There is a rule which says we must not be continually concerned with attempts to justify ourselves. It is a wise rule. This anxiety for self-justification springs from a desire to accentuate our personality as against other personalities; it emphasizes the feeling of separateness. But the feeling of separateness is the greatest obstacle to knowledge. How then can we attain knowledge if we are so constantly defeating our own purpose?

Criticism of other people is in exactly the same case. What could emphasize personality more than this setting up of our own notions and prejudices against those of others? This is understood easily enough if, instead of taking our own case, we consider the case of some other person who criticizes. We can realize that he is hardening his own prejudices and building a cactus hedge around his mind against the entry of new ideas.

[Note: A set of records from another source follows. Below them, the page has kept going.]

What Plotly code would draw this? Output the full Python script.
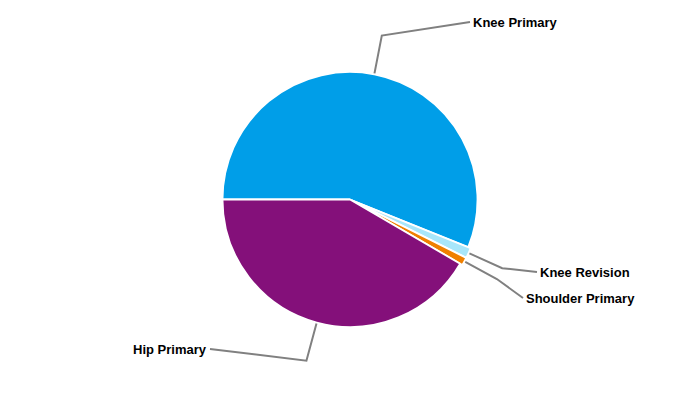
import math
import plotly.graph_objects as go

# ---- data ----
categories = ["Knee Primary", "Knee Revision", "Shoulder Primary", "Hip Primary"]
values = [56.1, 1.3, 1.0, 41.6]
colors = ["#009EE8", "#A8E6FA", "#F08000", "#84107A"]
pulls = [0, 0.02, 0.02, 0]

# ---- layout parameters ----
W, H = 700, 400
CX, CY = 350, 199.5       # pie centre in px
R = 127.5                 # pie radius in px
START_DEG = 180           # first slice starts at 9 o'clock, clockwise
ELBOW = 1.31              # elbow radius factor for leader lines
# label anchor (px) and side
label_pos = {
    "Knee Primary": (470, 22, "left"),
    "Knee Revision": (537, 272, "left"),
    "Shoulder Primary": (523, 298, "left"),
    "Hip Primary": (210, 349, "right"),
}

maxpull = max(pulls)
side = 2 * R * (1 + maxpull)
domain_x = [(CX - side / 2) / W, (CX + side / 2) / W]
domain_y = [1 - (CY + side / 2) / H, 1 - (CY - side / 2) / H]

fig = go.Figure(go.Pie(
    labels=categories, values=values, sort=False, direction="clockwise",
    rotation=-90, pull=pulls, textinfo="none", hoverinfo="label+percent",
    marker=dict(colors=colors, line=dict(color="white", width=1.8)),
    domain=dict(x=domain_x, y=domain_y), showlegend=False,
))

def to_paper(px, py):
    return px / W, 1 - py / H

total = sum(values)
cum = 0
shapes, annotations = [], []
for cat, v, p in zip(categories, values, pulls):
    mid = START_DEG - (cum + v / 2) / total * 360
    cum += v
    a = math.radians(mid)
    r0 = R * (1 + p) + 1
    sx, sy = CX + r0 * math.cos(a), CY - r0 * math.sin(a)
    ex, ey = CX + R * ELBOW * math.cos(a), CY - R * ELBOW * math.sin(a)
    lx, ly, align = label_pos[cat]
    pts = [to_paper(sx, sy), to_paper(ex, ey), to_paper(lx, ly)]
    path = "M {} {} L {} {} L {} {}".format(*[c for pt in pts for c in pt])
    shapes.append(dict(type="path", path=path, xref="paper", yref="paper",
                       line=dict(color="#808080", width=2)))
    tx, ty = to_paper(lx + (1 if align == "left" else -1), ly)
    annotations.append(dict(
        x=tx, y=ty, xref="paper", yref="paper", text="<b>%s</b>" % cat,
        showarrow=False, xanchor=align, yanchor="middle",
        font=dict(family="Liberation Sans, Arial, sans-serif", size=13, color="#000000"),
    ))

fig.update_layout(
    width=W, height=H, margin=dict(l=0, r=0, t=0, b=0),
    paper_bgcolor="white", plot_bgcolor="white",
    shapes=shapes, annotations=annotations,
)

fig.write_html("out.html", config={"displayModeBar": False},
               post_script="document.body.style.margin='0';")
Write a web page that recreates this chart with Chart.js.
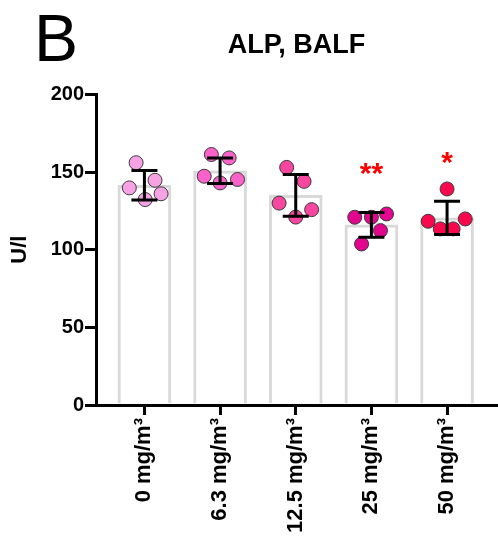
<!DOCTYPE html>
<html>
    <head>
        <meta charset="utf-8">
        <script src="https://cdn.jsdelivr.net/npm/chart.js@4.4.0/dist/chart.umd.min.js"></script>
        <style>
            html, body { margin: 0; background: #fff; overflow: hidden; }
            #wrap { width: 498px; height: 552px; position: relative; }
        </style>
    </head>
    <body>
        <div id="wrap"><canvas id="alpChart"></canvas></div>

        <script type="text/javascript">
        // groups and values
        var groups = ['0 mg/m³', '6.3 mg/m³', '12.5 mg/m³', '25 mg/m³', '50 mg/m³'];
        var means = [141.5, 150.8, 135, 116, 120.5];
        var sds = [9.5, 8.2, 13.5, 8, 10.7];
        var points = [
            [156, 139.8, 144.7, 136, 132.3],
            [161.3, 159.1, 147.3, 145.2, 143],
            [153, 144, 130, 125.8, 121],
            [120.9, 120.9, 123, 112.3, 103.7],
            [139.1, 118.3, 119.8, 113.4, 113.4]
        ];
        // horizontal spread of the dots, in category units
        var jitter = [
            [-0.11, -0.2, 0.14, 0.22, 0.01],
            [-0.115, 0.12, -0.21, 0.23, 0],
            [-0.12, 0.11, -0.22, 0.21, 0],
            [-0.22, 0, 0.2, 0.12, -0.13],
            [0, -0.25, 0.24, -0.09, 0.08]
        ];
        var stars = ['', '', '', '**', '*'];
        var yTicks = [0, 50, 100, 150, 200];
        var dotColors = ['#f8a2e6', '#f963c9', '#f6469f', '#e2068f', '#f8094e'];

        var FONT = "'Liberation Sans', Arial, Helvetica, sans-serif";

        var datasets = [];
        datasets.push({
            type: 'bar',
            data: means.map(function(m, i) { return {x: i, y: m}; }),
            backgroundColor: '#ffffff',
            borderColor: '#d9d9d9',
            borderWidth: 3,
            barThickness: 53,
            order: 2
        });
        points.forEach(function(vals, i) {
            datasets.push({
                type: 'scatter',
                data: vals.map(function(v, j) { return {x: i + jitter[i][j], y: v}; }),
                backgroundColor: dotColors[i],
                borderColor: '#3a3a3a',
                borderWidth: 1,
                pointRadius: 7,
                order: 1
            });
        });

        // mean +/- SD whiskers, significance stars and the panel letter
        var extras = {
            id: 'extras',
            afterDatasetsDraw: function(chart) {
                var ctx = chart.ctx;
                var xs = chart.scales.x, ys = chart.scales.y;
                ctx.save();
                ctx.strokeStyle = '#000';
                ctx.lineWidth = 3;
                for (var i = 0; i < means.length; i++) {
                    var cx = xs.getPixelForValue(i);
                    var top = ys.getPixelForValue(means[i] + sds[i]);
                    var bot = ys.getPixelForValue(means[i] - sds[i]);
                    ctx.beginPath();
                    ctx.moveTo(cx, top); ctx.lineTo(cx, bot);
                    ctx.moveTo(cx - 13, top); ctx.lineTo(cx + 13, top);
                    ctx.moveTo(cx - 13, bot); ctx.lineTo(cx + 13, bot);
                    ctx.stroke();

                    if (stars[i]) {
                        ctx.fillStyle = '#ff0000';
                        ctx.font = 'bold 30px ' + FONT;
                        ctx.textAlign = 'center';
                        ctx.textBaseline = 'alphabetic';
                        var sy = ys.getPixelForValue(means[i] + sds[i] + 27);
                        ctx.fillText(stars[i], cx, sy + 13);
                    }
                }
                ctx.fillStyle = '#000';
                ctx.font = '66px ' + FONT;
                ctx.textAlign = 'left';
                ctx.textBaseline = 'alphabetic';
                ctx.fillText('B', 34, 61);
                ctx.restore();
            }
        };

        new Chart(document.getElementById('alpChart'), {
            data: { datasets: datasets },
            plugins: [extras],
            options: {
                responsive: true,
                maintainAspectRatio: false,
                animation: false,
                // dots would otherwise pad the plot area
                layout: { autoPadding: false, padding: { right: 1 } },
                plugins: {
                    legend: { display: false },
                    tooltip: { enabled: false },
                    title: {
                        display: true,
                        text: 'ALP, BALF',
                        fullSize: false,
                        color: '#000',
                        font: { family: FONT, size: 27, weight: 'bold' },
                        padding: { top: 29, bottom: 33 }
                    }
                },
                scales: {
                    x: {
                        type: 'linear',
                        min: -0.64,
                        max: 4.66,
                        offset: false,
                        afterBuildTicks: function(s) {
                            s.ticks = groups.map(function(g, i) { return {value: i}; });
                        },
                        afterFit: function(s) {
                            s.height = 147;
                            s.paddingLeft = 0;
                            s.paddingRight = 0;
                        },
                        border: { color: '#000', width: 3 },
                        grid: { offset: false, drawOnChartArea: false, color: '#000', lineWidth: 3, tickLength: 10 },
                        ticks: {
                            color: '#000',
                            minRotation: 90,
                            maxRotation: 90,
                            autoSkip: false,
                            padding: 3,
                            font: { family: FONT, size: 22, weight: 'bold' },
                            callback: function(v) { return groups[v]; }
                        }
                    },
                    y: {
                        min: 0,
                        max: 200,
                        afterBuildTicks: function(s) {
                            s.ticks = yTicks.map(function(v) { return {value: v}; });
                        },
                        afterFit: function(s) { s.width = 96; },
                        border: { color: '#000', width: 3 },
                        grid: { drawOnChartArea: false, color: '#000', lineWidth: 3, tickLength: 11 },
                        ticks: {
                            color: '#000',
                            padding: 1,
                            font: { family: FONT, size: 20, weight: 'bold' }
                        },
                        title: {
                            display: true,
                            text: 'U/l',
                            color: '#000',
                            font: { family: FONT, size: 22, weight: 'bold' },
                            padding: { top: 7, bottom: 0 }
                        }
                    }
                }
            }
        });
        </script>
    </body>
</html>
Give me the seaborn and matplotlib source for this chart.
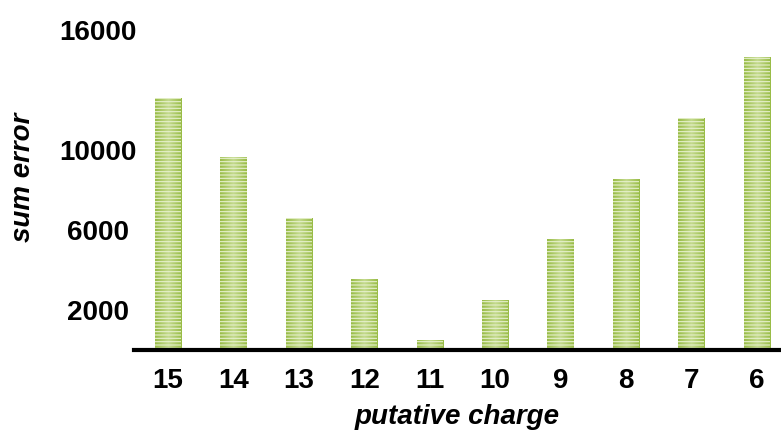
import matplotlib
matplotlib.use("Agg")
import matplotlib.pyplot as plt
import numpy as np
import pandas as pd
import seaborn as sns

# values
charges = ["15", "14", "13", "12", "11", "10", "9", "8", "7", "6"]
sum_error = [12600, 9650, 6600, 3550, 500, 2500, 5550, 8550, 11600, 14650]
yticks = [2000, 6000, 10000, 16000]

df = pd.DataFrame({"charge": charges, "err": sum_error})

sns.set_style("white")
plt.rcParams["font.family"] = ["Liberation Sans", "DejaVu Sans"]
plt.rcParams["text.color"] = "black"
plt.rcParams["axes.labelcolor"] = "black"
plt.rcParams["xtick.color"] = "black"
plt.rcParams["ytick.color"] = "black"
plt.rcParams["hatch.linewidth"] = 0.8

fig = plt.figure(figsize=(7.81, 4.32), dpi=100)
ax = fig.add_axes([134 / 781, 82 / 432, 1 - 134 / 781, 320 / 432])

sns.barplot(data=df, x="charge", y="err", order=charges, color="#9cbf4c",
            width=0.4, saturation=1, ax=ax)

# green with a lighter middle, striped across
grad = np.abs(np.linspace(-1, 1, 64))[None, :]
cmap = matplotlib.colors.LinearSegmentedColormap.from_list("g", ["#c4da8e", "#98bc46"])
for p in ax.patches:
    x0, y0 = p.get_x(), p.get_y()
    w, h = p.get_width(), p.get_height()
    ax.imshow(grad, extent=(x0, x0 + w, y0, y0 + h), aspect="auto", cmap=cmap,
              vmin=0, vmax=1, zorder=1, interpolation="bilinear")
    p.set_facecolor("none")
    p.set_hatch("-----")
    p.set_edgecolor("#e6f0cc")
    p.set_linewidth(0)
    p.set_zorder(2)

ax.set_xlim(-0.52, 9.37)
ax.set_ylim(0, 16000)
ax.set_yticks(yticks)
ax.set_yticklabels([str(v) for v in yticks], fontsize=20, fontweight="bold", ha="center")
ax.tick_params(axis="y", length=0, pad=26)
ax.tick_params(axis="x", length=0, pad=13, labelsize=20)
for t in ax.get_xticklabels():
    t.set_fontweight("bold")

sns.despine(ax=ax, left=True, top=True, right=True)
ax.spines["bottom"].set_linewidth(3)
ax.spines["bottom"].set_color("black")
ax.spines["bottom"].set_zorder(5)

ax.set_xlabel("putative charge", fontsize=20, fontweight="bold", fontstyle="italic", labelpad=7)
ax.set_ylabel("")
fig.text(23 / 781, 1 - 177 / 432, "sum error", rotation=90, fontsize=20,
         fontweight="bold", fontstyle="italic", ha="center", va="center")

fig.savefig("out.png", dpi=100)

Mental culture, self-culture, in various guises, forms the stock-in-trade of many cults nowadays, which attract a numerous section of the public because they appeal to human wants. Some of these appeals are of a frankly acquisitive nature — the attainment of objects of desire of one sort or another. There can be no doubt that we have within us latent powers, not normally active, but which can be called forth, and which can be made to subserve our desires for gain, influence, or what not. But a Theosophist would regard this as simply feeding the enemy, for it increases the force of those very personal desires which he knows that he must allay if he is to attain his object of self-knowledge. Moreover personal gain of this sort is made at the expense of others, just as in the case of any other kind of pushing oneself to the front and pushing others back. Sometimes self-culture does not take this acquisitive aggressive form, but aims rather at tranquilizing the mind, reaching a state of calm imperturbability and inward blessedness. Here is another danger which the truth-seeker has to guard against; he desires not to be any kind of hermit, and the walls which we build to shut out discomforts may also shut us from sympathy with our fellow-beings.

Thus it is easy to explain the Theosophical idea of attaining knowledge, and to point out the obstacles which we ourselves create, and how they may be overcome. But in actual life mere precept is not enough, and to it must be added experience, often taking the form of sharp lessons. It is only thus that truths become vital and acquire for us a real meaning. If we try to define our motive for pursuing the Theosophical path, we are not likely to satisfy ourselves. We feel that such motives as can be defined in words are not adequate; we may fear to convict ourselves of hypocrisy. The motive is a sublime aspiration, felt from within, but taking many forms in its passage through the analysing mind. How many such aspirations are wasted for want of the means to make them fruitful! Theosophy gives these means, and the desire to render them available to those who have them not must arise in the heart of a disciple who has truly understood the Theosophical teachings.